The utility is looking for another 20 primary schools to take part in the 10-week STEM (science, technology, engineering and mathematics) program.
Deanmore Primary School science teacher Melinda Carr said her class that took part last year benefitted from access to engineering experts and receiving two 3D printers.
“Kids want to know how things work and they pretty much want to know right there and then,” Mrs Carr said.
“Sometimes they throw me a question about science or engineering that I can’t always answer straight away, but having access to Western Power engineers meant we could get answers quickly.
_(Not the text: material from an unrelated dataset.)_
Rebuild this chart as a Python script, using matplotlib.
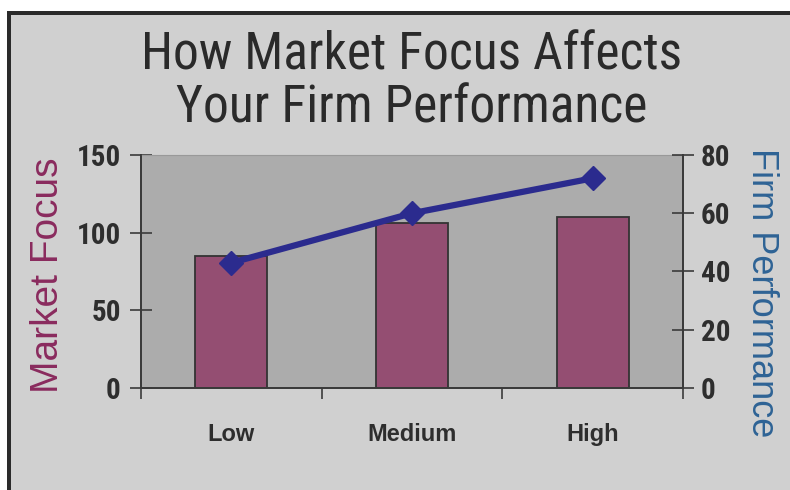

“The 3D printers are a wonderful tool that meant solutions to problems didn’t end once it was written down on a notepad.
“Solutions actually materialised in front of them and became a tangible, touchable outcome.”
Engineer Dona Wijayasinghe said the utility was looking for the ‘thinkers, makers and innovators’ who saw the world differently and wanted to discover ways to bring their ideas to life.
“Children have the same attitudes to problem solving as many engineers, in that they have a real passion to find better ways to do things,” Ms Wijayasinghe said.
“The only difference between me and the students last year, were the tools we use and guidance from experts who helped us get to where we are now.
“Closer to the end of the program they were more like colleagues than students – some of them might even grow up to become engineers.”
Schools can apply to be part of the program for Year 4, 5 and 6 students through the Western Power website until June 22.